* [Provided data]

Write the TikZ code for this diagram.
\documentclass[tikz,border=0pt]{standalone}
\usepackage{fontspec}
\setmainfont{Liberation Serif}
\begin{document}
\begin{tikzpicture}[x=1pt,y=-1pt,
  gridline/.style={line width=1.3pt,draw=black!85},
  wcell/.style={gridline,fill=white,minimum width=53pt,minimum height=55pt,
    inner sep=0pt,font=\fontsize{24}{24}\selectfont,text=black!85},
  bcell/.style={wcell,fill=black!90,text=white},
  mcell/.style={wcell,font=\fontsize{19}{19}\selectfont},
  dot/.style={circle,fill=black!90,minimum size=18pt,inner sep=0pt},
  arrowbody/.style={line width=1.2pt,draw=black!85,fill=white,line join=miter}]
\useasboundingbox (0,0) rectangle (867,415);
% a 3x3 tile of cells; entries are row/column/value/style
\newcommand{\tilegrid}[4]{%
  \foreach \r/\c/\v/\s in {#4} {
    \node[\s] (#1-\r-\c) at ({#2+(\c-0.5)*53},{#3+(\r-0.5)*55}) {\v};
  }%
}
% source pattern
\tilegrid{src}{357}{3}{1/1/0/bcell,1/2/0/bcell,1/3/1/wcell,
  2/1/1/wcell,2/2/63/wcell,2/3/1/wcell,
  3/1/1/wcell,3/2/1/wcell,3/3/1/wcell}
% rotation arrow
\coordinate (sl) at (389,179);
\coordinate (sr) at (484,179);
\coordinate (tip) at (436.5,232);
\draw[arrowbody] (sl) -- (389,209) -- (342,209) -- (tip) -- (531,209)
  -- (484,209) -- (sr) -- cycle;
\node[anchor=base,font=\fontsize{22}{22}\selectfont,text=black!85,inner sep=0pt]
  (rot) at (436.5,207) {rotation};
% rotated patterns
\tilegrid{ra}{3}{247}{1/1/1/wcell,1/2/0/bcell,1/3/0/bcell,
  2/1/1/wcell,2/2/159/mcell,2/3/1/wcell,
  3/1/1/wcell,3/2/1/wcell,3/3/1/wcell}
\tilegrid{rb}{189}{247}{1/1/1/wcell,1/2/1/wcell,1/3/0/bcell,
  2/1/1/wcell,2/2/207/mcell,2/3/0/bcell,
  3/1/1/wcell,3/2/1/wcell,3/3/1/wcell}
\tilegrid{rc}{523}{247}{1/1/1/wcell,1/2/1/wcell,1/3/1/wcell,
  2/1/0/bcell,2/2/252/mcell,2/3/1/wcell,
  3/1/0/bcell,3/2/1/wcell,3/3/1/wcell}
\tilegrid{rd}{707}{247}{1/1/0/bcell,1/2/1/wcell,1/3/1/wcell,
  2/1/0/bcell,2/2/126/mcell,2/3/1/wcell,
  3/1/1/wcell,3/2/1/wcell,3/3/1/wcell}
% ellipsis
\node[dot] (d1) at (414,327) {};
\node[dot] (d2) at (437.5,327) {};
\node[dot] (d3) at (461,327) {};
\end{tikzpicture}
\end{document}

...

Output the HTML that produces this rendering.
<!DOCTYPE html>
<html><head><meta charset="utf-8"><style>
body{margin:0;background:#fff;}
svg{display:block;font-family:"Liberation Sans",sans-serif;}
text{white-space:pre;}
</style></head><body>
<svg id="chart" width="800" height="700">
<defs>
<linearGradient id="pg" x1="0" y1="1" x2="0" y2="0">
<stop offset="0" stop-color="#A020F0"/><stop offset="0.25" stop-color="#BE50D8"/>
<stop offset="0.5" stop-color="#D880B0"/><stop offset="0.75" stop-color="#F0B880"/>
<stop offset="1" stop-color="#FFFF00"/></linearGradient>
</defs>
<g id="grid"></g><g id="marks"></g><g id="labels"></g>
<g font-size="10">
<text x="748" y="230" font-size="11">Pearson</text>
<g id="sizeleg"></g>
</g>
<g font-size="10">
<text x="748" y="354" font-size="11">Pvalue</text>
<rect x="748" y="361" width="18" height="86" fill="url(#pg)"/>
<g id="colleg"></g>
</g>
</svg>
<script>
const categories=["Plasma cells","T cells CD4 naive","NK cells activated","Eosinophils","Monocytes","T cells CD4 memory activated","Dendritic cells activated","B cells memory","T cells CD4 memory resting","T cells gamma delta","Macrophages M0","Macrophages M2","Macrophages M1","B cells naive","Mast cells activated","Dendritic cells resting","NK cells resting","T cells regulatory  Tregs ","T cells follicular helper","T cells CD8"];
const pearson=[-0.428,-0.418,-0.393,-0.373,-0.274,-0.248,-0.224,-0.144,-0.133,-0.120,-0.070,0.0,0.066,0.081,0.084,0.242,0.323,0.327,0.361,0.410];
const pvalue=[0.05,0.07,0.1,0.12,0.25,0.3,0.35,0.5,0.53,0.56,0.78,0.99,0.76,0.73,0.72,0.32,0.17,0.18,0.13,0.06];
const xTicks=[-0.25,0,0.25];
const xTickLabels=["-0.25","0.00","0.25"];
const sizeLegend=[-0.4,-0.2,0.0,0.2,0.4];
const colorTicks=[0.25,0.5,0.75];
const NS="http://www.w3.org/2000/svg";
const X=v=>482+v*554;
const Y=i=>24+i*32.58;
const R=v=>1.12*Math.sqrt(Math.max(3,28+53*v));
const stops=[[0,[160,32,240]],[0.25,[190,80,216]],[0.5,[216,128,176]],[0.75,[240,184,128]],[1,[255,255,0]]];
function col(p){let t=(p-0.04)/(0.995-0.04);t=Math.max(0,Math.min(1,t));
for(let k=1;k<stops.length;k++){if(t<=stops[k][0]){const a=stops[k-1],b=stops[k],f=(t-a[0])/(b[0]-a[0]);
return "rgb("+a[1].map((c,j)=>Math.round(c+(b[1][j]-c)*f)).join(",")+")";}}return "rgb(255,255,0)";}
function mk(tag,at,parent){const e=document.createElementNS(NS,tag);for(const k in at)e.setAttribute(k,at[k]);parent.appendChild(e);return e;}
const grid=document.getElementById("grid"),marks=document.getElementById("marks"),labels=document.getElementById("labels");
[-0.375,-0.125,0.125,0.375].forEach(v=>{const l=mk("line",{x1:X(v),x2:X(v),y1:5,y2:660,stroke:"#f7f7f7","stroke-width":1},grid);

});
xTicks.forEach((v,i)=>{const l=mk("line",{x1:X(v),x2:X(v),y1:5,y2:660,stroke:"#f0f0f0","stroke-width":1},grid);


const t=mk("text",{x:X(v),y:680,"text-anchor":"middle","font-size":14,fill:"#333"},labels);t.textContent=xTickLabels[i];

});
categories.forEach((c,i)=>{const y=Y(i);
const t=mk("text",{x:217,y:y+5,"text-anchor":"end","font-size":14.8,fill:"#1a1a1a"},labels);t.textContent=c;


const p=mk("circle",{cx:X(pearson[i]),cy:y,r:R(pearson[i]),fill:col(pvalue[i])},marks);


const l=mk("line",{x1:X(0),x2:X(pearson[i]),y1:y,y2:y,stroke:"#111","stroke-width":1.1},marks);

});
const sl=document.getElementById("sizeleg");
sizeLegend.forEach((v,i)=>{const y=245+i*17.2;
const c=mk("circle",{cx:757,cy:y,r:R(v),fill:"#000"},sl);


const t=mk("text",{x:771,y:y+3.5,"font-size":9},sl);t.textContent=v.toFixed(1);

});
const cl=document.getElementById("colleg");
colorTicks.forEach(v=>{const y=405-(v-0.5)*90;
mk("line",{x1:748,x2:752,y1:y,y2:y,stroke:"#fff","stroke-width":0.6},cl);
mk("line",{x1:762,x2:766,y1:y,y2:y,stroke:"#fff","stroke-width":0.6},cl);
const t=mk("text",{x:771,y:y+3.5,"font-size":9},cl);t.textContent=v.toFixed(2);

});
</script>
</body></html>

==

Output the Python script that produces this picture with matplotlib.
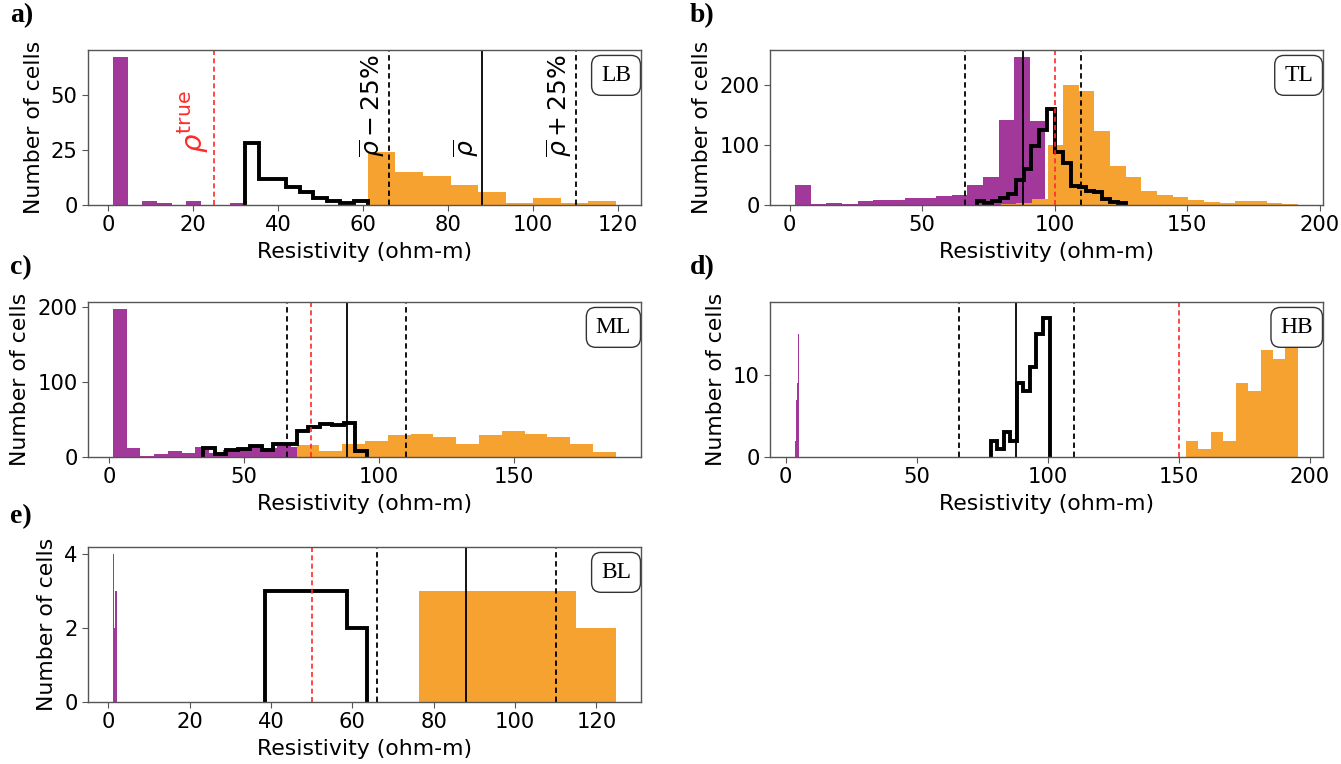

* [Your goal]
Pull out every line above that holds the word "this".

* [Answer for the task]
Write the TikZ code for this diagram.
Output the HTML that produces this rendering.
Output the Python script that produces this picture with matplotlib.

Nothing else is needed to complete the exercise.